Dowiadujemy się, że w wieku ośmiu lat Lei Feng został sierotą. Edukację mógł kontynuować dzięki wsparciu finansowemu jakiegoś wujka. Na szczęście i wujka przedstawiono w trójwymiarze!
"Niewłaściwa postawa często wyzwala się, kiedy dziecko szuka miłości. Ono lgnie, zagubi się i jeszcze tego drugiego człowieka wciąga." – abp Józef Michalik
Lei był oczywiście najlepszy w szkole. Szczęśliwie, uwieczniono te epizody z życia sieroty za pomocą malowideł. Prawdziwe kwiatuszki są jednak związane z życiem wojskowym bohatera. Jedna szkoła z wyróżnieniami, druga podobnie, przyłączył się do armii. Dostawał 230 CNY miesięcznie, ale dwie stówy oddawał biednym, żył sobie za 30 (skąd on wziął biednych w ChRL, przecież już wtedy był tu komunizm? Może wysyłał uchodźcom za ocean?). Lei Feng pracował - a to przy uprawach rolniczych, a to jakieś kamienie na budowle socjalizmu nosił. Wszystko to mamy na obrazach. Potem przechodzimy do etapu foto: zdjęcia Lei Fenga jak to po nocach czyta przy latarce - bo ów zawsze chciał się doskonalić.
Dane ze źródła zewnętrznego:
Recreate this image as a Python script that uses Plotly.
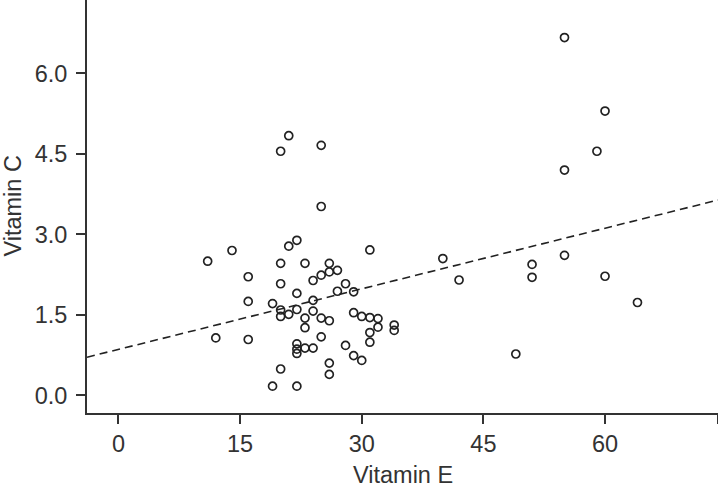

Dziedzictwo pokazuje hektary ludzi, których swym żywotem Lei Feng zainspirował - tu jakieś dziewczynki, tam jakiegoś lekarza i strażaka, szczęśliwie nie brakło naśladowców!
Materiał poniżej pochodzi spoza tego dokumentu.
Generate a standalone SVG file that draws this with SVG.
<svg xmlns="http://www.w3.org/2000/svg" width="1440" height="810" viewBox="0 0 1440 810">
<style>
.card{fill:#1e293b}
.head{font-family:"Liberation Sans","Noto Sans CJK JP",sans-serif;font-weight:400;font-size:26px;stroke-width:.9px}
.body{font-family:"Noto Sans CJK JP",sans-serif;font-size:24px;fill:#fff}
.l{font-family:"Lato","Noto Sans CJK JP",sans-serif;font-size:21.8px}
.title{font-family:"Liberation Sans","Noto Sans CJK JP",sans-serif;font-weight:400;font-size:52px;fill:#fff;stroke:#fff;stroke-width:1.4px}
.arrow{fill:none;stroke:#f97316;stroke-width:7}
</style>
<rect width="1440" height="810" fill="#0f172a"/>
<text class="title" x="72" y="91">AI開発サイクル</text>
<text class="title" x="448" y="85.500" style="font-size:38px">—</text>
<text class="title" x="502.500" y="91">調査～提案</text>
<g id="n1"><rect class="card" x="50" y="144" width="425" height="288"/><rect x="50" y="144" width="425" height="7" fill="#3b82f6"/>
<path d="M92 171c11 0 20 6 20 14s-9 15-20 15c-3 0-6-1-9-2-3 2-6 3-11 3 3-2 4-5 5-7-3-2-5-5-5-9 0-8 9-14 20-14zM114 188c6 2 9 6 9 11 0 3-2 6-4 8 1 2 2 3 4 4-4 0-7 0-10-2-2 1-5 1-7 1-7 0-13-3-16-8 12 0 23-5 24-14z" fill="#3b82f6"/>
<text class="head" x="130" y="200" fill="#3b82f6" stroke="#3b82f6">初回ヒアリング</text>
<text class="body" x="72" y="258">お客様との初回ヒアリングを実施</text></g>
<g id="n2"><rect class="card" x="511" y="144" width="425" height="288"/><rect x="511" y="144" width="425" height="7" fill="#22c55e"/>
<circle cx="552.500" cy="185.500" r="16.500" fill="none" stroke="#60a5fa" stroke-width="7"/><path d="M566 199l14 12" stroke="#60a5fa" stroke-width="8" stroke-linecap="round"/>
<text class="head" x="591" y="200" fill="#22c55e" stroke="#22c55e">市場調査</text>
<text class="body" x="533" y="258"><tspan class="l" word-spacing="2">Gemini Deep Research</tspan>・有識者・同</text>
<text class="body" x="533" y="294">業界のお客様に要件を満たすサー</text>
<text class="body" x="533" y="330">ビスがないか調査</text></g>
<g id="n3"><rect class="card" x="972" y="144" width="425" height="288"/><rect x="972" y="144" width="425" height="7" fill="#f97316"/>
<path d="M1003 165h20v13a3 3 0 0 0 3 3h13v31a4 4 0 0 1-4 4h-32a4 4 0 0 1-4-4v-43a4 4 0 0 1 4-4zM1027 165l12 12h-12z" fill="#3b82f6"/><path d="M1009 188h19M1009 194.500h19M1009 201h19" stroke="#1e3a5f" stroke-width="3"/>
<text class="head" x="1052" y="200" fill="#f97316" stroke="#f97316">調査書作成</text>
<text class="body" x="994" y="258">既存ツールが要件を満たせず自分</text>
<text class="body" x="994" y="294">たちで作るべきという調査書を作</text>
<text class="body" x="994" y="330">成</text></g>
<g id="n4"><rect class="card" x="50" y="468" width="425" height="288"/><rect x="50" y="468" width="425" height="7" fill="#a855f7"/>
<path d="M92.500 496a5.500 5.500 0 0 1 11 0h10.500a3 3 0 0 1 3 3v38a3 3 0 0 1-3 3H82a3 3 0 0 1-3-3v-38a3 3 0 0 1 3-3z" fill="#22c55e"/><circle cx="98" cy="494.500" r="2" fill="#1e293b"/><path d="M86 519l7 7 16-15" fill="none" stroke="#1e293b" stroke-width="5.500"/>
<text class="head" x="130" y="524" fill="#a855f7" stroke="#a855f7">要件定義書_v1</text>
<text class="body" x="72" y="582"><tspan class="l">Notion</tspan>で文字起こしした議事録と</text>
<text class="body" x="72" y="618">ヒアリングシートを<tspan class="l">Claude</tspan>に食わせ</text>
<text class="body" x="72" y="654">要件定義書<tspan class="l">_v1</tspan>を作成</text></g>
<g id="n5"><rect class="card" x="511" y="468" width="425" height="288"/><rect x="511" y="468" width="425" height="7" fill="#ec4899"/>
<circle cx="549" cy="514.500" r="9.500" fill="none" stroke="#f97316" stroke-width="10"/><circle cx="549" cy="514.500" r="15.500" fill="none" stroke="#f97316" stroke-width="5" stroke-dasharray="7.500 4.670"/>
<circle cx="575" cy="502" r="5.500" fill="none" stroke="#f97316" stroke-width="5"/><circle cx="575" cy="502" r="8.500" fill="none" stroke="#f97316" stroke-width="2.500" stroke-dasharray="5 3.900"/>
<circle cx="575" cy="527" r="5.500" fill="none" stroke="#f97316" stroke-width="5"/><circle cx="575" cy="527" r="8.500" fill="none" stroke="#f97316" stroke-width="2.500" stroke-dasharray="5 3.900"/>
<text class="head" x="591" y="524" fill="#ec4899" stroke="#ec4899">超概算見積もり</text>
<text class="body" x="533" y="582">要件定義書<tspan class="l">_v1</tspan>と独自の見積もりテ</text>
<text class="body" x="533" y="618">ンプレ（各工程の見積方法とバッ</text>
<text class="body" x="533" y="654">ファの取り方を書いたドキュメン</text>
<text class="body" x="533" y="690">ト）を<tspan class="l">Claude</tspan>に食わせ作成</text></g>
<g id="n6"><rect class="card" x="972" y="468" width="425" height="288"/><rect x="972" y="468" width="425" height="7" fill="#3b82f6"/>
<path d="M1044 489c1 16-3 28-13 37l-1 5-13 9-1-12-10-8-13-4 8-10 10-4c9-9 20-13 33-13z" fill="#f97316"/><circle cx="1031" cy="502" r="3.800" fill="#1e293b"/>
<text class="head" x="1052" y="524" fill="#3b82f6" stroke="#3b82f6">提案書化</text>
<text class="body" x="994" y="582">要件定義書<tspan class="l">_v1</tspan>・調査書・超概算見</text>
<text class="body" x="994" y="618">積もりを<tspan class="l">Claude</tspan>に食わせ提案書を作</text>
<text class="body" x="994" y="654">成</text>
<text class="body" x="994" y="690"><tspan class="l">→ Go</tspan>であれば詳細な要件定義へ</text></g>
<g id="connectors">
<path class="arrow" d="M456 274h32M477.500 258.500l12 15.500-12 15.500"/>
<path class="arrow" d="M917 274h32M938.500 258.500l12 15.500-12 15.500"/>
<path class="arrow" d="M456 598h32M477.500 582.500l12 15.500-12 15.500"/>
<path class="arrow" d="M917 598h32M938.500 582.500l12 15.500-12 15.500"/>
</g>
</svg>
Muzeum zabija. Takiej ilości kretyńskich bzdur nie widziałem nawet w żadnym sowieckim produkcie tego typu. Tam starano się, żeby ekspozycja była w miarę prawdopodobna. Tu się tym specjalnie nie przejęto, a macie to, i zdjęcie z 1959. Kto cykał sobie wtedy sweet focie przy kopaniu rowów na zadupiu? I nie było prądu, więc chłop czytał z latarką po nocach i tłukł przy tym autoportrety dla przyszłych pokoleń.
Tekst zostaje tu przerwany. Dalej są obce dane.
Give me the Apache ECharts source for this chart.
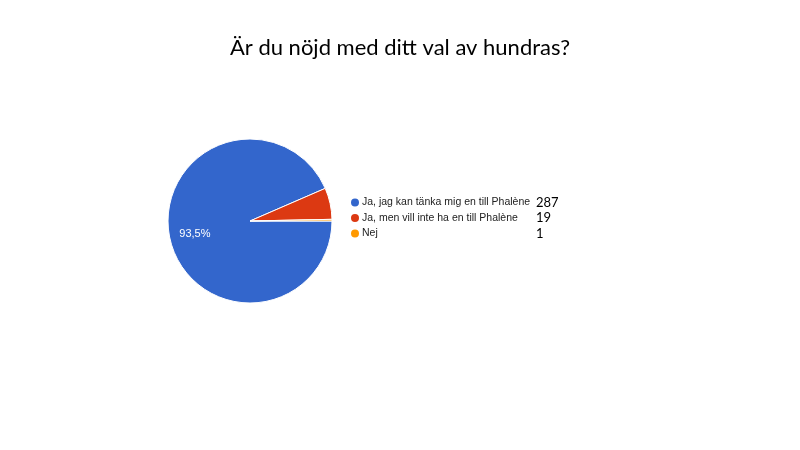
<!DOCTYPE html>
<html>
<head>
<meta charset="utf-8">
<script src="https://cdn.jsdelivr.net/npm/echarts@6/dist/echarts.min.js"></script>
<style>
  html, body { margin: 0; padding: 0; background: #fff; }
  #chart-container { width: 800px; height: 450px; }
</style>
</head>
<body>
<div id="chart-container"></div>
<script>
var titleText = "Är du nöjd med ditt val av hundras?";
var nameData = ["Ja, jag kan tänka mig en till Phalène", "Ja, men vill inte ha en till Phalène", "Nej"];
var valueData = [287, 19, 1];
var colorData = ["#3366cc", "#dc3912", "#ff9900"];

var dom = document.getElementById("chart-container");
var myChart = echarts.init(dom, null, {
  renderer: "canvas",
  useDirtyRect: false
});

var total = valueData.reduce((a, b) => a + b, 0);

var seriesData = nameData.map((name, i) => ({
  name: name,
  value: valueData[i],
  itemStyle: { color: colorData[i] }
}));

var option = {
  title: {
    text: titleText,
    left: "center",
    top: 32,
    textStyle: {
      fontFamily: "Lato",
      fontSize: 22,
      fontWeight: "normal",
      color: "#000"
    }
  },
  legend: {
    orient: "vertical",
    left: 344,
    top: 191,
    itemWidth: 10,
    itemHeight: 10,
    itemGap: 2.5,
    icon: "circle",
    data: nameData,
    formatter: function (name) {
      var i = nameData.indexOf(name);
      return "{a|" + name + "}{b|" + valueData[i] + "}";
    },
    textStyle: {
      padding: [0, 0, 0, -3],
      rich: {
        a: { fontFamily: "Liberation Sans", fontSize: 10.5, color: "#222", width: 174, lineHeight: 12 },
        b: { fontFamily: "Lato", fontSize: 13, color: "#000", lineHeight: 12 }
      }
    }
  },
  series: [
    {
      type: "pie",
      center: [250, 221],
      radius: 82,
      startAngle: 0,
      clockwise: true,
      itemStyle: { borderColor: "#fff", borderWidth: 1 },
      label: {
        position: "inside",
        color: "#fff",
        fontFamily: "Liberation Sans",
        fontSize: 11,
        offset: [-12, 4],
        formatter: function (p) {
          if (p.value / total < 0.1) return "";
          return (p.value / total * 100).toFixed(1).replace(".", ",") + "%";
        }
      },
      labelLine: { show: false },
      emphasis: { disabled: true },
      data: seriesData
    }
  ]
};

myChart.setOption(option);
window.addEventListener("resize", myChart.resize);
</script>
</body>
</html>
Dom wujka Mao i dom bohatera to nie jedyne atrakcje Changshy. Jest jeszcze Orange Island, wyspa na rzece Xiang, gdzie w 2009 postawiono tak niesamowity obiekt, że uparliśmy się go odwiedzić. Wyspa jest ogromna, da się tam dostać nawet taksówką lub autobusem. Potem trzeba przejść jakieś trzy kilometry (albo opłacić kolejkę, która kosztuje 20 CNY i się na nią czeka dobre kilkadziesiąt minut) i JEST!
Pomnik Adama Mickiewicza.
Pomiędzy licznymi wizytami w miejscach pamięci narodowej, warto zatrzymać się w jednej z restauracji. Na przykład w pizzerii w pobliżu dworca. Oferują tam jedyną w swoim rodzaju pizzę na słodko: kandyzowane owoce (ananas, kokos, mango, winogrona-rodzynki), całość zaś okraszono posypką do lodów. Świetne jako deser dla kogoś kogo bardzo nie lubimy!
Quod erat demonstrandum, Changsha pełna jest atrakcji wszelakiego rodzaju i każdy znajdzie coś dla siebie. Każda osoba zdrowa na umyśle - dworzec kolejowy lub autobusowy, żeby uciekać jak najszybciej i najdalej.